Washington has imposed a series of economic and financial sanctions on Venezuela, deepening the economic crisis the South American country is facing in an attempt to force president Maduro to step down.

Whilst financial markets braced for potentially more sanctions, other analysts have classed the announcement as mere electioneering from Trump.

Earlier this week, Rahm Emmanuel, White House chief of staff under the Barack Obama administration warned that President Donald Trump “will do anything” for a political boost ahead of November’s legislative elections in an interview with CNBC.

Emmanuel was referring to the possibility of “military action” against Venezuela, which has raised many alarms, especially because his remarks came shortly after a NYTimes report revealed officials in the Trump administration had met with members of Venezuela’s armed forces to discuss a coup.

The threats of “action” against Venezuela also come just days after Luis Almagro, Secretary General of the Organization of American States (OAS) publicly endorsed the possibility of military intervention in the country. Last Friday Almagro said from the Colombian border city of Cucuta: “As for a military intervention we should not rule out any option.”

Venezuelan President Nicolas Maduro survived an assassination attempt last month. The government’s investigations point to members of the political opposition in Venezuela working with U.S. and Colombian support.

Venezuela’s Foreign Affairs Ministry has argued the U.S. is acting illegally against the country.

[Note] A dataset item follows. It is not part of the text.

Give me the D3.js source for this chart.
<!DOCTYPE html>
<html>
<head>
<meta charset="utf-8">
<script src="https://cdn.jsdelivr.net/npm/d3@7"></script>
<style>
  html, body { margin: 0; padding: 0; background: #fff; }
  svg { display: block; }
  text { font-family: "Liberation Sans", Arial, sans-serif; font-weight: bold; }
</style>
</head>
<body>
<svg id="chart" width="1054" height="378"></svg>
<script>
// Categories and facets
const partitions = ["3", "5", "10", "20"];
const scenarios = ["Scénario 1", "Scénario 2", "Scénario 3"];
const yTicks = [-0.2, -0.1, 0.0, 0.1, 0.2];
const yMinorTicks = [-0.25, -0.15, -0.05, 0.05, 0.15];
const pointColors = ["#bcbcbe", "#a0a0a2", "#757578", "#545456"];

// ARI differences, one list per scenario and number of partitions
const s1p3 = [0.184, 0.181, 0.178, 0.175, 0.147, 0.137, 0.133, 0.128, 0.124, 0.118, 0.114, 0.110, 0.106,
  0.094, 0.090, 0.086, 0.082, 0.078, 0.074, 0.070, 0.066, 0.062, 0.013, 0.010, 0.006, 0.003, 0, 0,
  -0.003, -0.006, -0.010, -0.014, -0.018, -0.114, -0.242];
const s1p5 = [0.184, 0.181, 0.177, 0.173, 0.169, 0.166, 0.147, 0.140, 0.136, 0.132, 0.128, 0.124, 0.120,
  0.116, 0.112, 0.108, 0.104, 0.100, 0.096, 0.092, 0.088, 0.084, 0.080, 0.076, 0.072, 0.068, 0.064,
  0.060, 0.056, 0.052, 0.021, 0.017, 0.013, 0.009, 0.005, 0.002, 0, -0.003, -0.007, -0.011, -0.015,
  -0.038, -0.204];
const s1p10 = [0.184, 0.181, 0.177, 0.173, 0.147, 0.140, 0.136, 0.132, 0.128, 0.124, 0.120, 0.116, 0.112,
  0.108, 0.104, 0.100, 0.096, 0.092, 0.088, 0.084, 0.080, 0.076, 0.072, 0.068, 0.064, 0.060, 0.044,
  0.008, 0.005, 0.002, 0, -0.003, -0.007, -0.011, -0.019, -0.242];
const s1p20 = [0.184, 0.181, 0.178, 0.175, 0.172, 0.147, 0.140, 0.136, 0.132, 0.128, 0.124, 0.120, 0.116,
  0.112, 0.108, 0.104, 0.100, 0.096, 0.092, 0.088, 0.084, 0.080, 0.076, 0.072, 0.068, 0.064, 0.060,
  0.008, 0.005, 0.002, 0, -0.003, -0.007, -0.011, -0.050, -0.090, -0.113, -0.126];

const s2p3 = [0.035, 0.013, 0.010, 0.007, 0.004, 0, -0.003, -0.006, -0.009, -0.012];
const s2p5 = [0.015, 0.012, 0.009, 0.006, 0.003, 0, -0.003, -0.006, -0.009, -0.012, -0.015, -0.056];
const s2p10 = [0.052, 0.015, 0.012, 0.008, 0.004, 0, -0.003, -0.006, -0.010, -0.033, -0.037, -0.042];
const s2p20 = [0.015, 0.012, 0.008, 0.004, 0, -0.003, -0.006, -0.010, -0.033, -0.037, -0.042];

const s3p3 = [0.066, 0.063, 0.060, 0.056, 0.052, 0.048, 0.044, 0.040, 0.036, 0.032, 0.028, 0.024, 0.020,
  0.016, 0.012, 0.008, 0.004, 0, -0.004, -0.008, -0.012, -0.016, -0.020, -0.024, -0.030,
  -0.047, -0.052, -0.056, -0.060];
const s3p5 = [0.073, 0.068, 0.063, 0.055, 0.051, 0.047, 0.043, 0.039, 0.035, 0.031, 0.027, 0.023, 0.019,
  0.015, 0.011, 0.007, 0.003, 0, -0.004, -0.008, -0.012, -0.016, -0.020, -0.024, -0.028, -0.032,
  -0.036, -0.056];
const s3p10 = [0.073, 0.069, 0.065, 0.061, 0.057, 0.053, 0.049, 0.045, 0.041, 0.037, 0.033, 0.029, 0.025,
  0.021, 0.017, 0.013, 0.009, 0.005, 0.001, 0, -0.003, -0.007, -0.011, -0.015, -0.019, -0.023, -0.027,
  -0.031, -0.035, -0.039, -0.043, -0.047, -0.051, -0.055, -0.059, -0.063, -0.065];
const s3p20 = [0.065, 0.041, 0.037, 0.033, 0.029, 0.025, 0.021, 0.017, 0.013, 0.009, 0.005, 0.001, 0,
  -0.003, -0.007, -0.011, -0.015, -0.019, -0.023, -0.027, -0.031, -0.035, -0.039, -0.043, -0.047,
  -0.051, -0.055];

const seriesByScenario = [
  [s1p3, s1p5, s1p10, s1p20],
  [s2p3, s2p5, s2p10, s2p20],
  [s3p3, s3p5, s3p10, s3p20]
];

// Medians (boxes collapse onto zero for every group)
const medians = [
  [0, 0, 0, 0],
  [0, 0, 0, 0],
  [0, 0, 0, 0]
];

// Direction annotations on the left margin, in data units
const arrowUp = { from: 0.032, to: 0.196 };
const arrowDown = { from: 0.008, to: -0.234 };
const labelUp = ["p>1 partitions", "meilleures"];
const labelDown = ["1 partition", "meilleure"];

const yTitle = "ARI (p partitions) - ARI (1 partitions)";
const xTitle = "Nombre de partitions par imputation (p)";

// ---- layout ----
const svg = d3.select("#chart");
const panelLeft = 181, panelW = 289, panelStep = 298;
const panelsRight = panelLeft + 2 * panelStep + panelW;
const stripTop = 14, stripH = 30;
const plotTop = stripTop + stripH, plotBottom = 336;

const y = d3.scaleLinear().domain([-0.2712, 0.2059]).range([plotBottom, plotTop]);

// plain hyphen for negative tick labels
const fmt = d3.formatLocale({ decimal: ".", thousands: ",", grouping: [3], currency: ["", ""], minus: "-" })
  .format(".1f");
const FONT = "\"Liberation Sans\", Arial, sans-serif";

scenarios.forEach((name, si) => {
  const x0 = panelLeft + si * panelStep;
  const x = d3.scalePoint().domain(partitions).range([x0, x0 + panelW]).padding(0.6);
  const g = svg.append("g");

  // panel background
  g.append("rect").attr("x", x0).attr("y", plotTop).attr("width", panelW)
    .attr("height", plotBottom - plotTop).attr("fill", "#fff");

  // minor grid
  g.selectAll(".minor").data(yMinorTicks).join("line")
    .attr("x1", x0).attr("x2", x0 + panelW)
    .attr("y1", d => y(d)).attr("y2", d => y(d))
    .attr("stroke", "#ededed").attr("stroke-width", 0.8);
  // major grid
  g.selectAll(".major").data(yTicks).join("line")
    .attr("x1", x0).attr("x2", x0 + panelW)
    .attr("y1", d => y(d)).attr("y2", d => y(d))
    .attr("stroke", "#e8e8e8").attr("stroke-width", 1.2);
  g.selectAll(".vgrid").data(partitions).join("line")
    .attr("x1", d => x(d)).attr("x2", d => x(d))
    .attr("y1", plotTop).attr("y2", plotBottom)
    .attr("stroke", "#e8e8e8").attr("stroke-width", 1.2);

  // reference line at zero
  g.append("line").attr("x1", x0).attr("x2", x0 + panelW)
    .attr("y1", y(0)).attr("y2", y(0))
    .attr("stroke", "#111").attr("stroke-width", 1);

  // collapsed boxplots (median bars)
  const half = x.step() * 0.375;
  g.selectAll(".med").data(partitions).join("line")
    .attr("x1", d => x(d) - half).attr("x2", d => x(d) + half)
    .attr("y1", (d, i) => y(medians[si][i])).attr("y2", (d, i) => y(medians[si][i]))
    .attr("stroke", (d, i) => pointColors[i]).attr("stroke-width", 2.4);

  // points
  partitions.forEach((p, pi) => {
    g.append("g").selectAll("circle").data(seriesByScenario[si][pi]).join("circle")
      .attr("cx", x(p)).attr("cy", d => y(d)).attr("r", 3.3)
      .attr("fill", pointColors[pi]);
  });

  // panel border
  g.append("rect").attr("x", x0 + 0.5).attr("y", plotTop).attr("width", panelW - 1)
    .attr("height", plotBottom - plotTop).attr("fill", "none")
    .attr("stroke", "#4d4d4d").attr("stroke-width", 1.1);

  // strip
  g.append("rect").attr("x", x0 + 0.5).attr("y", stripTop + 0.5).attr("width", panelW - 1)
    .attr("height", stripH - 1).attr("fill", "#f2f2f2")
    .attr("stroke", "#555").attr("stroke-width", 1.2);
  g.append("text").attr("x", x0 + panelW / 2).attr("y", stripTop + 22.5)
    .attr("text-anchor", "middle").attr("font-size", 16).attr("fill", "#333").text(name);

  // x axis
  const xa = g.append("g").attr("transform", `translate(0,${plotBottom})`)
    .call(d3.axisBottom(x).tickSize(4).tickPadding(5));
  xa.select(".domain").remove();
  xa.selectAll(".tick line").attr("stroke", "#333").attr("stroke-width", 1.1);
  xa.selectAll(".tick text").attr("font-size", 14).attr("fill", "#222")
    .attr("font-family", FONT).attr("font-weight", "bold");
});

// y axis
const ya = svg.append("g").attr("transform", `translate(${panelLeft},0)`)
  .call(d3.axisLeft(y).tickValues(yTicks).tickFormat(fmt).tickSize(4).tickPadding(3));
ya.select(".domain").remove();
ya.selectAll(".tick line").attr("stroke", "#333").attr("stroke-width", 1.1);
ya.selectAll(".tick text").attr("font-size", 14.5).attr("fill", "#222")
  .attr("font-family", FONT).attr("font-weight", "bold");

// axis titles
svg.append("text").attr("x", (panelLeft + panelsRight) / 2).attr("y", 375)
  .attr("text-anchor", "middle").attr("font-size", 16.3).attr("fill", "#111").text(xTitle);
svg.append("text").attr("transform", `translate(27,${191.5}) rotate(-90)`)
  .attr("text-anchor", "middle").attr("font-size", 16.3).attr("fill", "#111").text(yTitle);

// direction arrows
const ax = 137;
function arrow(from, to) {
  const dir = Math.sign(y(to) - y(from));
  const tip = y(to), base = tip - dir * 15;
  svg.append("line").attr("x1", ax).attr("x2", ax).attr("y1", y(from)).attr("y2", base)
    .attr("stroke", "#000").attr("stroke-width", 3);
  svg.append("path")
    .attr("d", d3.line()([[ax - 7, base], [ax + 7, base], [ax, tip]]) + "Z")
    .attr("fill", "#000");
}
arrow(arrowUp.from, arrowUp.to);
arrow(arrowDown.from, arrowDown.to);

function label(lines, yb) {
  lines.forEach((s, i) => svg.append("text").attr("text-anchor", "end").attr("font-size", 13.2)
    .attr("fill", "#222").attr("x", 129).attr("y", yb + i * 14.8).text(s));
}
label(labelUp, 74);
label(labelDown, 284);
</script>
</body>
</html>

Friday, in response to a U.S. report on Venezuela the ministry issued a statement saying that “threatening the use of military force against Venezuela or any other country, as well as the imposition of unilateral coercive measures, and the illegal economic blockade are modalities to generate terror and suffering to peaceful societies.” 

Venezuela has also slammed the “warmongering” declarations of Trump as “threats to peace” and a “violation” of United Nations and international laws.